Koalitionskrise in Pakistan: Regierung ohne Mehrheit

Der Koalitionsaustritt der Partei MQM stürzt die Regierung Pakistans in die Krise. Der Einfluss der Armee könnte jetzt wieder steigen. Für die USA wäre das schlecht

Wer wird ihn regieren? Junge in der pakistanischen Metropole Karachi Bild: reuters

Pakistans Regierung steckt nach dem Ausstieg ihres größten Koalitionspartners in der Krise. Nach tagelangen Gesprächen hatte die MQM-Partei (Muttahida Qaumi Movement) die Koalition am späten Sonntagabend überraschend verlassen. Ohne die 25 MQM-Abgeordneten verfügt Premierminister Yousuf Raza Gilani nicht mehr über eine Mehrheit im Parlament, da schon im Dezember eine kleinere Partei die Koalition verlassen hatte.

Schon seit Monaten hatte die MQM die Regierung kritisiert. Sie beklagte die schlechte Regierungsführung, ausbleibende Erfolge im Kampf gegen gewalttätige Islamisten, die hohe Inflation sowie die Korruption in Islamabad. Für ihren endgültigen Ausstieg macht die MQM nun Preiserhöhungen verantwortlich. "Gleich zu Beginn des Jahres hat die Regierung die Preise für Benzin und Kerosin angehoben, was für die Menschen unerträglich ist, die schon mit den allgemein hohen Preisen zu kämpfen haben", heißt es in einer Erklärung.

Premierminister Gilani bemühte sich am Montag um Schadensbegrenzung. Er traf sich mit Shahbaz Sharif, dem Vorsitzenden der Nawaz-Muslimliga (PML-N), der größten Oppositionspartei. Danach suchte er das Gespräch mit Chaudhry Shujaat Hussain, dem Anführer der PML-Q. Diese Partei hatte der Militärdiktator Pervez Musharraf ins Leben gerufen, um seine Macht zu festigen.

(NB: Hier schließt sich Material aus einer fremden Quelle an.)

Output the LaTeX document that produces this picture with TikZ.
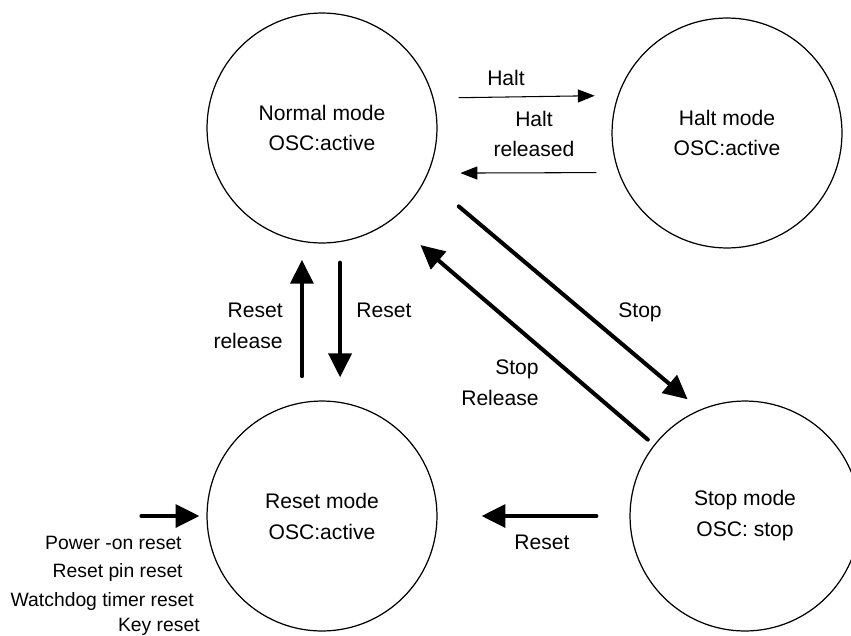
\documentclass[tikz,border=0pt]{standalone}
\usepackage{fontspec}
\setmainfont{Liberation Sans}
\usetikzlibrary{arrows.meta}
\begin{document}
\begin{tikzpicture}[x=0.02cm, y=-0.02cm,
    modecircle/.style={draw, circle, line width=0.7pt, minimum size=4.6cm, inner sep=0pt, align=center, font=\fontsize{12}{17.6}\selectfont},
    thinarrow/.style={line width=0.6pt, -{Triangle[length=9.6pt, width=7.4pt]}},
    thickarrow/.style={line width=2.3pt, line cap=round, -{Triangle[length=13.6pt, width=13pt]}},
    lbl/.style={font=\fontsize{12}{17.6}\selectfont, align=center, inner sep=0pt},
    srclbl/.style={font=\fontsize{11}{16.4}\selectfont, anchor=east, inner sep=0pt}]

                \useasboundingbox (0, 0) rectangle (851, 635);

                \node[modecircle] (normal) at (322, 128) {Normal mode\\OSC:active};

                \node[modecircle] (halt) at (727, 133) {Halt mode\\OSC:active};

                \node[modecircle] (reset) at (322, 516) {Reset mode\\OSC:active};

                \node[modecircle] (stop) at (745, 516) {Stop mode\\OSC: stop};

                \draw[thinarrow, shorten <=0.5cm, shorten >=0.46cm] (normal.15.6) -- (halt.161.8);

                \draw[thinarrow, shorten <=0.44cm, shorten >=0.64cm] (halt.200.4) -- (normal.-23);

                \draw[thickarrow, shorten <=0.86cm, shorten >=0.32cm] (normal.-26.6) -- (stop.113.3);

                \draw[thickarrow, shorten <=0.16cm, shorten >=0.76cm] (stop.142.1) -- (normal.-53.7);

                \draw[thickarrow, shorten <=0.52cm, shorten >=0.36cm] (reset.100) -- (normal.-100);

                \draw[thickarrow, shorten <=0.41cm, shorten >=0.49cm] (normal.-81) -- (reset.81);

                \draw[thickarrow, shorten <=0.66cm, shorten >=0.88cm] (stop.west) -- (reset.east);

                \coordinate (poweron) at ([xshift=-1.3cm]reset.west);

                \draw[thickarrow, shorten >=0.14cm] (poweron) -- (reset.west);

                \node[lbl] (haltlbl) at (506, 78) {Halt};

                \node[lbl] (haltrel) at (534, 134) {Halt\\released};

                \node[lbl, align=right, anchor=east] (resetrel) at (283, 326) {Reset\\release};

                \node[lbl, anchor=west] (resetdown) at (356, 310) {Reset};

                \node[lbl] (stoplbl) at (640, 312) {Stop};

                \node[lbl, align=right, anchor=east] (stoprel) at (539, 383) {Stop\\Release};

                \node[lbl] (resetleft) at (542, 542) {Reset};

                \node[srclbl] (poweronlbl) at (182, 543) {Power -on reset};

                \node[srclbl] (pinlbl) at (183, 572) {Reset pin reset};

                \node[srclbl] (wdtlbl) at (194, 601) {Watchdog timer reset};

                \node[srclbl] (keylbl) at (200, 627) {Key reset};
            \end{tikzpicture}
\end{document}
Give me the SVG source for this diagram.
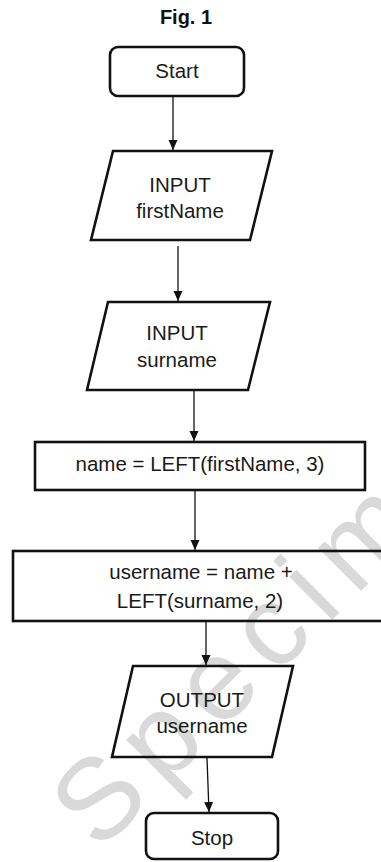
<svg xmlns="http://www.w3.org/2000/svg" width="381" height="862" viewBox="0 0 381 862">
<style>
.box{fill:none;stroke:#111;stroke-width:2.6;stroke-linejoin:miter}
.t{font-family:"Liberation Sans",Arial,sans-serif;font-size:20.5px;fill:#1a1a1a;text-anchor:middle}
.title{font-family:"Liberation Sans",Arial,sans-serif;font-size:20px;font-weight:bold;fill:#111;text-anchor:middle}
.wm{font-family:"Liberation Sans",Arial,sans-serif;font-size:115px;fill:#d9d9d9}
.c{stroke:#111;stroke-width:1.3;fill:none;marker-end:url(#ah)}
</style>
<defs>
<marker id="ah" markerUnits="userSpaceOnUse" markerWidth="10" markerHeight="10" refX="10" refY="4.5" orient="auto">
<path d="M0,0 L10,4.5 L0,9 z" fill="#111"/>
</marker>
</defs>
<rect width="381" height="862" fill="#fff"/>
<text class="wm" transform="translate(99,853) rotate(-45)" letter-spacing="15">Specimen</text>
<text class="title" x="186" y="24">Fig. 1</text>
<g id="start">
<rect class="box" x="110" y="47" width="134" height="49" rx="8"/>
<text class="t" x="177" y="78">Start</text>
</g>
<g id="input1">
<polygon class="box" points="113,151 272,151 250,240 91,240"/>
<text class="t" x="180" y="192">INPUT</text>
<text class="t" x="180" y="218">firstName</text>
</g>
<g id="input2">
<polygon class="box" points="108,302 270,302 248,390 87,390"/>
<text class="t" x="177" y="340">INPUT</text>
<text class="t" x="177" y="367">surname</text>
</g>
<g id="process1">
<rect class="box" x="35" y="442" width="330" height="48"/>
<text class="t" x="200" y="471">name = LEFT(firstName, 3)</text>
</g>
<g id="process2">
<rect class="box" x="13" y="551" width="375" height="70"/>
<text class="t" x="201" y="579">username = name +</text>
<text class="t" x="200" y="608">LEFT(surname, 2)</text>
</g>
<g id="output">
<polygon class="box" points="133,666 293,666 272,757 112,757"/>
<text class="t" x="202" y="707">OUTPUT</text>
<text class="t" x="202" y="733">username</text>
</g>
<g id="stop">
<rect class="box" x="146" y="813" width="132" height="46" rx="8"/>
<text class="t" x="212" y="845">Stop</text>
</g>
<g id="connectors">
<line class="c" x1="173" y1="97" x2="173" y2="150"/>
<line class="c" x1="178" y1="246" x2="178" y2="301"/>
<line class="c" x1="194" y1="391" x2="194" y2="441"/>
<line class="c" x1="195" y1="491" x2="195" y2="550"/>
<line class="c" x1="206" y1="622" x2="206" y2="665"/>
<line class="c" x1="207" y1="758" x2="209" y2="812"/>
</g>
</svg>
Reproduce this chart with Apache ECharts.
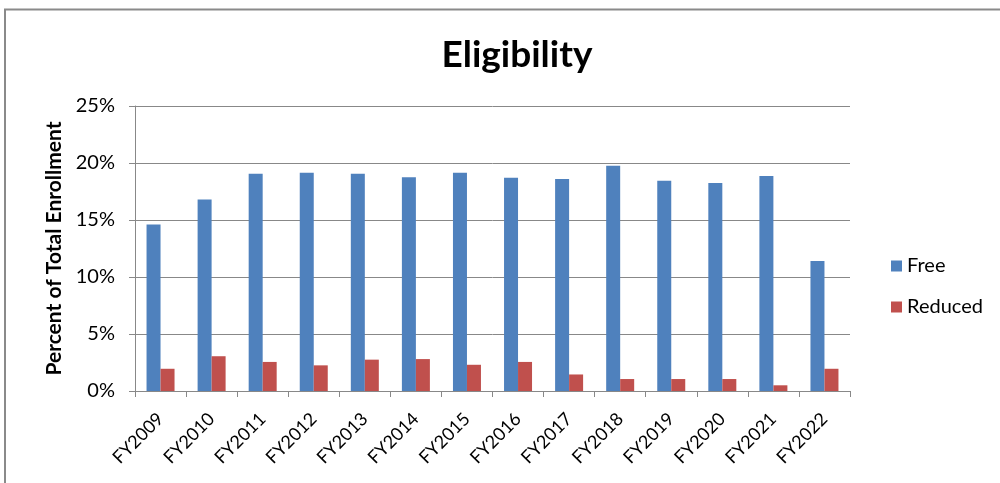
<!DOCTYPE html>
<html><head><meta charset="utf-8">
<script src="https://cdn.jsdelivr.net/npm/echarts@6/dist/echarts.min.js"></script>
<style>html,body{margin:0;padding:0;background:#fff}#c{width:1000px;height:483px}</style>
</head><body><div id="c"></div>
<script>
const categories = ['FY2009','FY2010','FY2011','FY2012','FY2013','FY2014','FY2015','FY2016','FY2017','FY2018','FY2019','FY2020','FY2021','FY2022'];
const freeValues = [14.6, 16.8, 19.05, 19.15, 19.05, 18.75, 19.15, 18.7, 18.6, 19.75, 18.45, 18.25, 18.85, 11.4];
const reducedValues = [1.95, 3.05, 2.55, 2.25, 2.75, 2.8, 2.3, 2.55, 1.45, 1.05, 1.05, 1.05, 0.5, 1.95];
const yTicks = [0, 5, 10, 15, 20, 25];

const chart = echarts.init(document.getElementById('c'));
const font = 'Lato, "Open Sans", sans-serif';
chart.setOption({
  animation: false,
  textStyle: { fontFamily: font },
  title: { text: 'Eligibility', left: 512, textAlign: 'center', top: 32,
    textStyle: { fontFamily: font, fontWeight: 'bold', fontSize: 37, color: '#000' } },
  graphic: [{ type: 'polyline', shape: { points: [[5, 490], [5, 9.5], [1005, 9.5]] },
    style: { stroke: '#8a8a8a', lineWidth: 2, fill: null } }],
  legend: { orient: 'vertical', left: 886, top: 251, itemWidth: 11, itemHeight: 11, itemGap: 21,
    icon: 'rect', textStyle: { fontFamily: font, fontSize: 20, color: '#000' },
    data: ['Free', 'Reduced'] },
  grid: { left: 135, right: 150, top: 106, bottom: 92 },
  xAxis: { type: 'category', data: categories,
    axisLine: { lineStyle: { color: '#888' } },
    axisTick: { show: true, length: 6, lineStyle: { color: '#888' } },
    axisLabel: { rotate: 45, fontSize: 18, color: '#000', margin: 25, interval: 0 } },
  yAxis: { type: 'value', min: 0, max: 25, interval: 5,
    name: 'Percent of Total Enrollment', nameLocation: 'middle', nameGap: 66, nameRotate: 90,
    nameTextStyle: { fontFamily: font, fontWeight: 'bold', fontSize: 21, color: '#000' },
    axisLine: { show: true, lineStyle: { color: '#888' } },
    axisTick: { show: true, length: 6, lineStyle: { color: '#888' } },
    splitLine: { lineStyle: { color: '#888', width: 1 } },
    axisLabel: { fontSize: 20, color: '#000', margin: 20,
      formatter: v => yTicks.includes(v) ? v + '%' : '' } },
  series: [
    { name: 'Free', type: 'bar', data: freeValues, barWidth: 14, barGap: '0%',
      itemStyle: { color: '#4F81BD' } },
    { name: 'Reduced', type: 'bar', data: reducedValues, barWidth: 14, barGap: '0%',
      itemStyle: { color: '#C0504D' } }
  ]
});
</script></body></html>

Ein Vertreter der PML-Q sagte vor dem Treffen mit Gilani: "Er hat angedeutet, dass er um unsere Unterstützung ersuchen wird." Der Grund für die eilig einberufenen Treffen: Sollte es der Opposition gelingen, sich auf eine Linie zu verständigen, könnte sie über ein Misstrauensvotum Gilani stürzen. Dass dies geschieht, glauben die meisten Beobachter im Moment jedoch nicht. Pakistans Opposition ist zutiefst gespalten.

Doch ist die Regierung durch den Verlust der parlamentarischen Mehrheit geschwächt. Das dürfte vor allem die USA beunruhigen. Denn Washington bemüht sich seit langem, Regierung und Armee von einem härteren Vorgehen gegen militante Islamisten im Nordwesten des Landes und gegen die Rückzugsgebiete der afghanischen Taliban zu überzeugen.

PML-N-Chef Sharif hingegen, der in vorgezogenen Neuwahlen wahrscheinlich siegen würde und jetzt an Einfluss gewinnt, sprach sich wiederholt gegen Pakistans Unterstützung für die USA aus. Ihm wird auch eine große Nähe zu islamistischen Parteien und Gruppen nachgesagt. Sollte Pakistan seine ohnehin bisweilen sehr zögerliche Unterstützung für Washington eines Tages verringern oder ganz zurückziehen, wäre der Krieg in Afghanistan mit großer Wahrscheinlichkeit endgültig verloren.

Viele Beobachter in Pakistan vermuten, die Armee habe beim Rückzug der MQM eine Rolle gespielt. Und in der Tat werden MQM-Chef Altaf Hussain, der seit beinahe zwei Jahrzehnten im selbst gewählten Exil in London lebt, enge Kontakte zu Pakistans Sicherheitsestablishment nachgesagt. Einige Beobachter sehen deshalb im MQM-Rückzug ein Anzeichen dafür, dass die Armeeführung versucht, den nach dem Ende der Militärherrschaft verlorenen Einfluss zurückzugewinnen. "Das ist jetzt ein weiterer Schritt des [Sicherheits]establishments, um die Politik und die Demokratie zu destabilisieren", sagte Kamran Shafi, ein Kommentator der Tageszeitung Dawn. "Sie profitieren davon, weil sie damit belegen, dass Politiker nichts taugen."